If you are leading, you might not know what to do next. You might feel like you are stepping backward, sideways, or going in circles. You may even feel as though you are frozen in time.
Right now, leaders may feel the landscape is too uncertain and therefore completely unpredictable; they may as well try anything and trust their gut. On the other hand, they may think it is so predictable they can take a simple path forward using past successful actions.
Each perspective here is highly dangerous.
It is time to think diagonally!
Many reasonable leaders are recognizing the uncertainty of the situation facing us all, not only for their businesses, but their communities, regions, countries, and the entire globe.
What leaders choose to do next is critical.
Most leaders do not have a road map to follow. They must now create one.

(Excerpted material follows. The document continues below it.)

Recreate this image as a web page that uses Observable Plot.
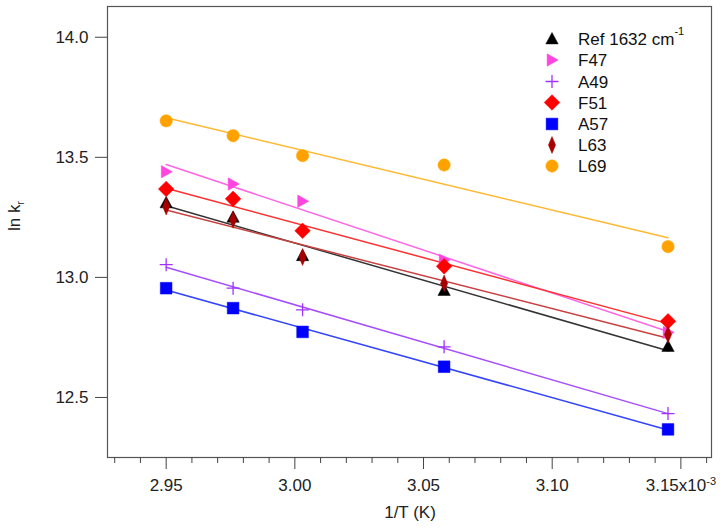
<!DOCTYPE html>
<html>
<head>
<meta charset="utf-8">
<script src="https://cdn.jsdelivr.net/npm/d3@7"></script>
<script src="https://cdn.jsdelivr.net/npm/@observablehq/plot@0.6"></script>
<style>
  html, body { margin: 0; padding: 0; background: #fff; }
  #chart { width: 720px; height: 529px; }
</style>
</head>
<body>
<div id="chart"></div>
<script>
// 1/T values (x10^-3 K^-1)
const invT = [2.950, 2.976, 3.003, 3.058, 3.145];

// ln k_r values per series
const seriesNames = ["Ref 1632 cm", "F47", "A49", "F51", "A57", "L63", "L69"];
const refVals = [13.310, 13.250, 13.090, 12.945, 12.712];
const f47Vals = [13.440, 13.389, 13.317, 13.072, 12.771];
const a49Vals = [13.053, 12.955, 12.865, 12.711, 12.433];
const f51Vals = [13.368, 13.327, 13.194, 13.046, 12.817];
const a57Vals = [12.955, 12.872, 12.773, 12.628, 12.367];
const l63Vals = [13.295, 13.240, 13.085, 12.975, 12.762];
const l69Vals = [13.652, 13.590, 13.507, 13.468, 13.128];

const markerColors = ["#000000", "#ff44e0", "#a033ff", "#ff0000", "#0000ff", "#a80000", "#ffa200"];
const lineColors   = ["#333333", "#ff66e6", "#a64dff", "#ff3030", "#3344ff", "#c84040", "#ffb833"];

const xMajorTicks = [2.95, 3.00, 3.05, 3.10, 3.15];
const xMinorTicks = [2.93, 2.94, 2.96, 2.97, 2.98, 2.99, 3.01, 3.02, 3.03, 3.04, 3.06, 3.07, 3.08, 3.09, 3.11, 3.12, 3.13, 3.14, 3.16];
const yTicks = [12.5, 13.0, 13.5, 14.0];

const allVals = [refVals, f47Vals, a49Vals, f51Vals, a57Vals, l63Vals, l69Vals];

// marker shapes (r = half size)
const shapes = {
  triUp(c, r) { c.moveTo(0, -r * 1.0); c.lineTo(r * 0.95, r * 0.75); c.lineTo(-r * 0.95, r * 0.75); c.closePath(); },
  triRight(c, r) { c.moveTo(r * 0.95, 0); c.lineTo(-r * 0.75, -r * 0.95); c.lineTo(-r * 0.75, r * 0.95); c.closePath(); },
  plus(c, r) { c.moveTo(-r, 0); c.lineTo(r, 0); c.moveTo(0, -r); c.lineTo(0, r); },
  diamond(c, r) { const a = r * 1.2; c.moveTo(0, -a); c.lineTo(a, 0); c.lineTo(0, a); c.lineTo(-a, 0); c.closePath(); },
  square(c, r) { const a = r * 0.9; c.moveTo(-a, -a); c.lineTo(a, -a); c.lineTo(a, a); c.lineTo(-a, a); c.closePath(); },
  thinDiamond(c, r) { c.moveTo(0, -r * 1.3); c.lineTo(r * 0.55, 0); c.lineTo(0, r * 1.3); c.lineTo(-r * 0.55, 0); c.closePath(); },
  circle(c, r) { const a = r * 0.95; c.moveTo(a, 0); c.arc(0, 0, a, 0, 2 * Math.PI); c.closePath(); }
};
const shapeNames = ["triUp", "triRight", "plus", "diamond", "square", "thinDiamond", "circle"];
const sym = name => ({ draw(ctx, size) { shapes[name](ctx, Math.sqrt(size / Math.PI)); } });

const rows = [];
seriesNames.forEach((s, i) => invT.forEach((x, j) => rows.push({ series: s, idx: i, x, y: allVals[i][j] })));

const marks = [];
seriesNames.forEach((s, i) => {
  marks.push(Plot.linearRegressionY(rows.filter(d => d.idx === i), { x: "x", y: "y", stroke: lineColors[i], strokeWidth: 1.5, ci: 0 }));
});
seriesNames.forEach((s, i) => {
  const isPlus = shapeNames[i] === "plus";
  marks.push(Plot.dot(rows.filter(d => d.idx === i), {
    x: "x", y: "y", r: 6.5, symbol: sym(shapeNames[i]),
    fill: isPlus ? "none" : markerColors[i],
    stroke: markerColors[i], strokeWidth: isPlus ? 1.3 : 0.5
  }));
});

const plot = Plot.plot({
  width: 720, height: 529,
  marginLeft: 107, marginRight: 9, marginTop: 6, marginBottom: 72,
  style: { fontFamily: "'Liberation Sans', Arial, sans-serif", fontSize: "17px", color: "#222", background: "#fff" },
  x: { domain: [2.9272, 3.1619] },
  y: { domain: [12.250, 14.128] },
  marks: [
    ...marks,
    Plot.frame({ stroke: "#555", strokeWidth: 1.2 }),
    Plot.axisY({ ticks: yTicks, tickFormat: d3.format(".1f"), tickSize: 12, tickPadding: 7, fontSize: 17, label: null, stroke: "#444" }),
    Plot.axisX({ ticks: xMajorTicks, tickFormat: d => d === 3.15 ? "3.15x10" : d3.format(".2f")(d), tickSize: 12, tickPadding: 9, fontSize: 17, label: null, stroke: "#444" }),
    Plot.axisX({ ticks: xMinorTicks, tickFormat: () => "", tickSize: 6, label: null, stroke: "#444" })
  ]
});
document.getElementById("chart").appendChild(plot);

const svg = d3.select(plot);
// superscript on last x tick label
svg.selectAll("text").filter(function () { return this.textContent === "3.15x10"; })
  .append("tspan").attr("dy", "-0.5em").attr("font-size", "11px").text("-3");

// axis titles
svg.append("text").attr("x", 410).attr("y", 518).attr("text-anchor", "middle")
  .attr("font-size", "17px").attr("fill", "#222").text("1/T (K)");
const yl = svg.append("text").attr("transform", "translate(20,216) rotate(-90)").attr("text-anchor", "middle")
  .attr("font-size", "17px").attr("fill", "#222");
yl.append("tspan").text("ln k");
yl.append("tspan").attr("font-size", "10px").attr("dy", "4").text("r");

// legend
const lg = svg.append("g").attr("font-size", "17px").attr("fill", "#111").attr("text-anchor", "start");
const legendY = [39, 60, 81.5, 102.5, 124, 145, 166];
seriesNames.forEach((s, i) => {
  const p = d3.path();
  shapes[shapeNames[i]](p, 6.5);
  const isPlus = shapeNames[i] === "plus";
  lg.append("path").attr("d", p.toString()).attr("transform", `translate(552,${legendY[i]})`)
    .attr("fill", isPlus ? "none" : markerColors[i]).attr("stroke", markerColors[i]).attr("stroke-width", isPlus ? 1.3 : 0.5);
  const t = lg.append("text").attr("x", 578).attr("y", legendY[i]).attr("dy", "0.36em").attr("text-anchor", "start").text(s);
  if (i === 0) t.append("tspan").attr("font-size", "11px").attr("dy", "-0.9em").text("-1");
});
</script>
</body>
</html>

The development of this road map is crucial to your short-term success and long-term sustainability.
What makes for a good strategy in highly uncertain environments?
"Plans are useless, but planning is indispensable.—U.S. President Dwight D. Eisenhower"
Eisenhower was right. A successful strategy must be based on running and testing scenarios. This is strategic thinking.
We have been successfully using LEGO SERIOUS PLAY methods for
Crisis Management, Risk Management, Problem Solving, and Strategy since 2006.
To successfully move forward, we need to continue to use facts and analytical rigor from traditional planning processes. We must identify a range of potential outcomes. We cannot just test what we think is going to happen. We must also create scenarios for highly unlikely events. The insights that emerge will be extremely powerful, allowing us to create contingency planning. They also shine the light on things we can do right now to prepare, no matter what happens next.
After we have developed and tested various scenarios, we can evaluate our options and improve them in the playroom, which is a low-risk environment. We must use systems thinking approach, knowing all actions create counteractions and unintentional consequences.
Given how quickly things are changing, we can focus on strategic thinking by running and testing a number of small experiments that can be prototyped, tested, improved, and prototyped again in the real world. And no one experiment or strategic initiative should be so big that we cannot stop and move in a different direction once we gather more information. This is diagonal thinking.
When we live our strategy, we act with intention and everyone understands why we do what we do. This process is not about predicting the future. It is about developing possible stories about the future. It is about becoming aware of and understanding our business environment and landscape, and ensuring we consider all the facts and options.
We are not just focusing on the present or the past; we are not forecasting. We are benefiting from the collective tacit knowledge and the breadth and depth of insights from participants and stakeholders.
And we think in 3D which is the most brain-friendly way to think and communicate.